** Start **
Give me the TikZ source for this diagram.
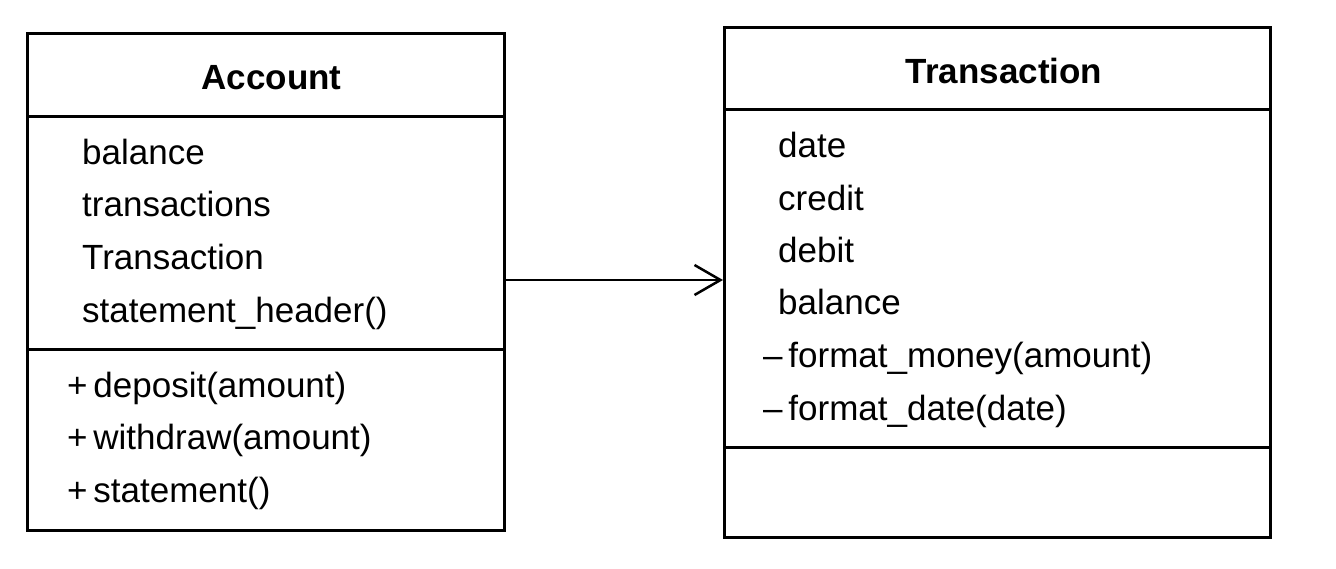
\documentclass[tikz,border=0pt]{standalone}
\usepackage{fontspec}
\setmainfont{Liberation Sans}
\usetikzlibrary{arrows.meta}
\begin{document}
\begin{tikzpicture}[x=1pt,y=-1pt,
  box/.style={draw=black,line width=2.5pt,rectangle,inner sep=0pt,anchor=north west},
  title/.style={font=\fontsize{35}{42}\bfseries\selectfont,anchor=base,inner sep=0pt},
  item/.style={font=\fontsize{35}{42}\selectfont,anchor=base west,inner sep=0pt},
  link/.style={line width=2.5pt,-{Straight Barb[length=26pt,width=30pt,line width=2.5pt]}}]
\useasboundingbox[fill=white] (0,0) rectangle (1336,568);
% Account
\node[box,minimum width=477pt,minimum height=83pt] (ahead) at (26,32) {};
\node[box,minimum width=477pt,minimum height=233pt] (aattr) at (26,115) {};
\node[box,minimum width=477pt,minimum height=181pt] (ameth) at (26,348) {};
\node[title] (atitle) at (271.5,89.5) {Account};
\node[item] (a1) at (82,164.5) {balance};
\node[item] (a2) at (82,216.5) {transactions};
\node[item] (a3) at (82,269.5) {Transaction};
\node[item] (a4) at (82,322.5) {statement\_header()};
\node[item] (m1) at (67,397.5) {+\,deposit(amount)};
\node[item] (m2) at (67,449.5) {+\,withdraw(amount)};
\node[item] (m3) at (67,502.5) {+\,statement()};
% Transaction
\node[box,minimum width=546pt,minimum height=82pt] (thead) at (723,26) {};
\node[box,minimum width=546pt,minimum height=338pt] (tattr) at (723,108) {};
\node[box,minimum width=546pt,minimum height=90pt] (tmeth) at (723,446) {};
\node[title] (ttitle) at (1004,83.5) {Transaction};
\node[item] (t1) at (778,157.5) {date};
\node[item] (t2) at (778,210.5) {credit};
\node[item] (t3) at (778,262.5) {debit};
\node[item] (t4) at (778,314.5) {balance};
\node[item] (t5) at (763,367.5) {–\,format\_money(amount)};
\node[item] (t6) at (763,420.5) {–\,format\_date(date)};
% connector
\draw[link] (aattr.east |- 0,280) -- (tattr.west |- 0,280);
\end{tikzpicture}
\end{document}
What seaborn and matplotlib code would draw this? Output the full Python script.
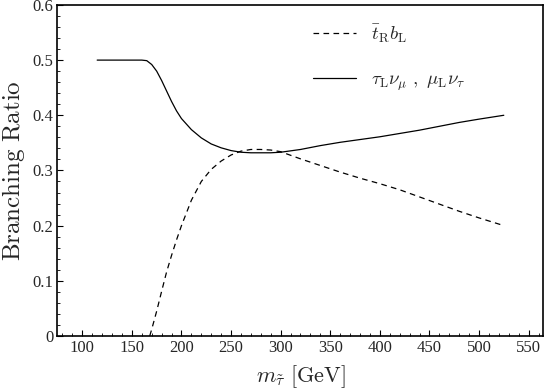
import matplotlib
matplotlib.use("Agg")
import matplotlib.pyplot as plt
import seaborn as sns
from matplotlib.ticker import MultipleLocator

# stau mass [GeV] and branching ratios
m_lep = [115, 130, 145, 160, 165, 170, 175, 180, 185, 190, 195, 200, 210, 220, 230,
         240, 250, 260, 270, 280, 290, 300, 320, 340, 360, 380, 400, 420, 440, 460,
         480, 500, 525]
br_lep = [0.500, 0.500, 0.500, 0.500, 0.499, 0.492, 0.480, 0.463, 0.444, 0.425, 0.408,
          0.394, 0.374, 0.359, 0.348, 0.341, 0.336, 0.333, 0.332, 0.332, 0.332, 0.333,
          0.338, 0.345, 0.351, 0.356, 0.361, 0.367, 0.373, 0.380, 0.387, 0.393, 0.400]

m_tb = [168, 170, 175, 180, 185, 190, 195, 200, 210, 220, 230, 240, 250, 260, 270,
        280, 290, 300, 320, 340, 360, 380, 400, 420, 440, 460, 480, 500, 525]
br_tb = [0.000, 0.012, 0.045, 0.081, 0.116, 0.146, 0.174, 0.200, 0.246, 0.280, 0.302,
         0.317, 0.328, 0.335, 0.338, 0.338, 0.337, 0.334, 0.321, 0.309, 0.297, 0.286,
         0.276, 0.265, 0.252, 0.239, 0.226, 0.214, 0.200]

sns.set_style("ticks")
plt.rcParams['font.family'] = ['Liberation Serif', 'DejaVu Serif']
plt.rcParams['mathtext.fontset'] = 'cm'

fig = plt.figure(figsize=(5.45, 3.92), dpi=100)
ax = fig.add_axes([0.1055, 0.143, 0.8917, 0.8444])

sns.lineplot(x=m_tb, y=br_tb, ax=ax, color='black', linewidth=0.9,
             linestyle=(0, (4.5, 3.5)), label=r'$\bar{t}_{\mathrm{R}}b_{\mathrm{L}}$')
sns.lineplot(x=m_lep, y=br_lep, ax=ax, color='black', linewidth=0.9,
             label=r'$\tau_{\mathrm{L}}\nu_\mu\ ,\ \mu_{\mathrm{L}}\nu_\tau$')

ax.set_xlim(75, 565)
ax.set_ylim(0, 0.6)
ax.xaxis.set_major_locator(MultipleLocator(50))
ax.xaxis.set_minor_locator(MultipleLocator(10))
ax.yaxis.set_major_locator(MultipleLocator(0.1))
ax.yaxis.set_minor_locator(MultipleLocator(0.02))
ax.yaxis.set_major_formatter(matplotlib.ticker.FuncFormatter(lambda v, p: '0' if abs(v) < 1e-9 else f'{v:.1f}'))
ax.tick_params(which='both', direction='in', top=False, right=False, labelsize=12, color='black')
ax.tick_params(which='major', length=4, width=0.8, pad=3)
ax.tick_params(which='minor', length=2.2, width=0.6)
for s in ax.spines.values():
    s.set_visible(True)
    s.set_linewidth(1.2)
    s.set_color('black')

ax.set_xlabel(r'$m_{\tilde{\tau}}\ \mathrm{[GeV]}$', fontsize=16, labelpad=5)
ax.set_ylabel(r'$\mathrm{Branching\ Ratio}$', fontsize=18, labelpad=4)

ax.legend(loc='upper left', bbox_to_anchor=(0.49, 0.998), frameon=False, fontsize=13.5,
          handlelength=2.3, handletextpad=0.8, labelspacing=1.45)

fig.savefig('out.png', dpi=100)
** End **
# EXERCISE DIRECTIONS:
Go through the listing above and write it all out exactly, leaving out any picture.

# ANSWER TO THE PROBLEM:
Give me the TikZ source for this diagram.
\documentclass[tikz,border=0pt]{standalone}
\usepackage{fontspec}
\setmainfont{Liberation Sans}
\usetikzlibrary{arrows.meta}
\begin{document}
\begin{tikzpicture}[x=1pt,y=-1pt,
  box/.style={draw=black,line width=2.5pt,rectangle,inner sep=0pt,anchor=north west},
  title/.style={font=\fontsize{35}{42}\bfseries\selectfont,anchor=base,inner sep=0pt},
  item/.style={font=\fontsize{35}{42}\selectfont,anchor=base west,inner sep=0pt},
  link/.style={line width=2.5pt,-{Straight Barb[length=26pt,width=30pt,line width=2.5pt]}}]
\useasboundingbox[fill=white] (0,0) rectangle (1336,568);
% Account
\node[box,minimum width=477pt,minimum height=83pt] (ahead) at (26,32) {};
\node[box,minimum width=477pt,minimum height=233pt] (aattr) at (26,115) {};
\node[box,minimum width=477pt,minimum height=181pt] (ameth) at (26,348) {};
\node[title] (atitle) at (271.5,89.5) {Account};
\node[item] (a1) at (82,164.5) {balance};
\node[item] (a2) at (82,216.5) {transactions};
\node[item] (a3) at (82,269.5) {Transaction};
\node[item] (a4) at (82,322.5) {statement\_header()};
\node[item] (m1) at (67,397.5) {+\,deposit(amount)};
\node[item] (m2) at (67,449.5) {+\,withdraw(amount)};
\node[item] (m3) at (67,502.5) {+\,statement()};
% Transaction
\node[box,minimum width=546pt,minimum height=82pt] (thead) at (723,26) {};
\node[box,minimum width=546pt,minimum height=338pt] (tattr) at (723,108) {};
\node[box,minimum width=546pt,minimum height=90pt] (tmeth) at (723,446) {};
\node[title] (ttitle) at (1004,83.5) {Transaction};
\node[item] (t1) at (778,157.5) {date};
\node[item] (t2) at (778,210.5) {credit};
\node[item] (t3) at (778,262.5) {debit};
\node[item] (t4) at (778,314.5) {balance};
\node[item] (t5) at (763,367.5) {–\,format\_money(amount)};
\node[item] (t6) at (763,420.5) {–\,format\_date(date)};
% connector
\draw[link] (aattr.east |- 0,280) -- (tattr.west |- 0,280);
\end{tikzpicture}
\end{document}
What seaborn and matplotlib code would draw this? Output the full Python script.
import matplotlib
matplotlib.use("Agg")
import matplotlib.pyplot as plt
import seaborn as sns
from matplotlib.ticker import MultipleLocator

# stau mass [GeV] and branching ratios
m_lep = [115, 130, 145, 160, 165, 170, 175, 180, 185, 190, 195, 200, 210, 220, 230,
         240, 250, 260, 270, 280, 290, 300, 320, 340, 360, 380, 400, 420, 440, 460,
         480, 500, 525]
br_lep = [0.500, 0.500, 0.500, 0.500, 0.499, 0.492, 0.480, 0.463, 0.444, 0.425, 0.408,
          0.394, 0.374, 0.359, 0.348, 0.341, 0.336, 0.333, 0.332, 0.332, 0.332, 0.333,
          0.338, 0.345, 0.351, 0.356, 0.361, 0.367, 0.373, 0.380, 0.387, 0.393, 0.400]

m_tb = [168, 170, 175, 180, 185, 190, 195, 200, 210, 220, 230, 240, 250, 260, 270,
        280, 290, 300, 320, 340, 360, 380, 400, 420, 440, 460, 480, 500, 525]
br_tb = [0.000, 0.012, 0.045, 0.081, 0.116, 0.146, 0.174, 0.200, 0.246, 0.280, 0.302,
         0.317, 0.328, 0.335, 0.338, 0.338, 0.337, 0.334, 0.321, 0.309, 0.297, 0.286,
         0.276, 0.265, 0.252, 0.239, 0.226, 0.214, 0.200]

sns.set_style("ticks")
plt.rcParams['font.family'] = ['Liberation Serif', 'DejaVu Serif']
plt.rcParams['mathtext.fontset'] = 'cm'

fig = plt.figure(figsize=(5.45, 3.92), dpi=100)
ax = fig.add_axes([0.1055, 0.143, 0.8917, 0.8444])

sns.lineplot(x=m_tb, y=br_tb, ax=ax, color='black', linewidth=0.9,
             linestyle=(0, (4.5, 3.5)), label=r'$\bar{t}_{\mathrm{R}}b_{\mathrm{L}}$')
sns.lineplot(x=m_lep, y=br_lep, ax=ax, color='black', linewidth=0.9,
             label=r'$\tau_{\mathrm{L}}\nu_\mu\ ,\ \mu_{\mathrm{L}}\nu_\tau$')

ax.set_xlim(75, 565)
ax.set_ylim(0, 0.6)
ax.xaxis.set_major_locator(MultipleLocator(50))
ax.xaxis.set_minor_locator(MultipleLocator(10))
ax.yaxis.set_major_locator(MultipleLocator(0.1))
ax.yaxis.set_minor_locator(MultipleLocator(0.02))
ax.yaxis.set_major_formatter(matplotlib.ticker.FuncFormatter(lambda v, p: '0' if abs(v) < 1e-9 else f'{v:.1f}'))
ax.tick_params(which='both', direction='in', top=False, right=False, labelsize=12, color='black')
ax.tick_params(which='major', length=4, width=0.8, pad=3)
ax.tick_params(which='minor', length=2.2, width=0.6)
for s in ax.spines.values():
    s.set_visible(True)
    s.set_linewidth(1.2)
    s.set_color('black')

ax.set_xlabel(r'$m_{\tilde{\tau}}\ \mathrm{[GeV]}$', fontsize=16, labelpad=5)
ax.set_ylabel(r'$\mathrm{Branching\ Ratio}$', fontsize=18, labelpad=4)

ax.legend(loc='upper left', bbox_to_anchor=(0.49, 0.998), frameon=False, fontsize=13.5,
          handlelength=2.3, handletextpad=0.8, labelspacing=1.45)

fig.savefig('out.png', dpi=100)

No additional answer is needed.